En réalité, conformément à notre Constitution, le mandat a pris fin le cinq avril à minuit.Pour la petite histoire, j’étais au bureau à minuit moins cinq minutes. J’ai dû fuir pour que le nouveau président élu devienne maitre des lieux le 06 avril à partir de 00 heure et pour que les Béninois ne me voient pas dans l’enceinte de la présidence. Je suis interdit de séjour dans l’enceinte de la présidence le 06 avril à partir de 00 heure.

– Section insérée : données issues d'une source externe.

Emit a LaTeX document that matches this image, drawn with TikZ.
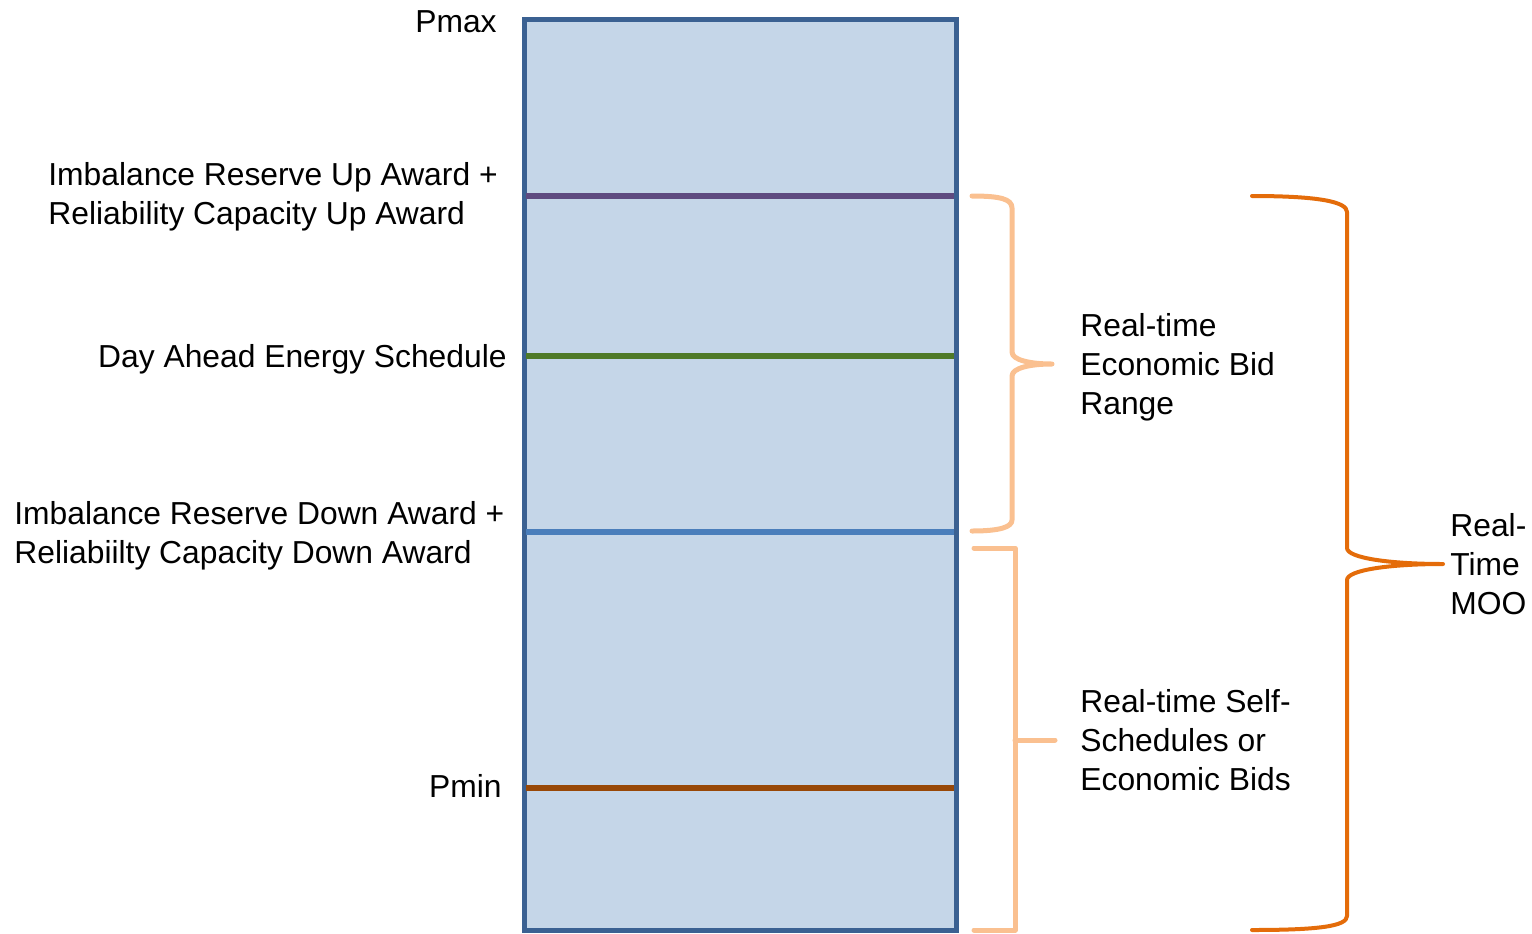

Les relations sont excellentes. Excellentes pour la simple raison que la passation de charge a eu lieu. Je lui ai remisle pouvoir conformément au respect que j’ai pour le peuple béninois et la paix. C’est un peuple pacifique. Je le félicite de nouveau pour son élection et je lui souhaite la réussite à la tête de notre pays. La passation de charge a eu lieu, on a eu le tête-à-tête, on s’est parlé entre amis. Ce qui nous unit est plus important que ce qui nous divise. Et même, est-ce qu’il y a quelque chose ? Je voudrais vous dire qu’il y a un problème d’incompréhension dans cette affaire. Il n’y avait pas de problème politique. Lui, il disait que c’était un problème politique, pas du tout. J’étais mû par le souci de réussir mon mandat. Mais lui, en tant qu’opérateur économique, il était mû par le souci du gain. Mais pour moi, il n’était pas question que je quitte la présidence sous la pression des cailloux, parce que le pays aura été mal géré, ou parce que j’aurais organisé la concussion ou j’aurais nourri un seul fils alors qu’il y a au moins dix millions de Béninois. Pour moi, l’intérêt général prime sur toute amitié.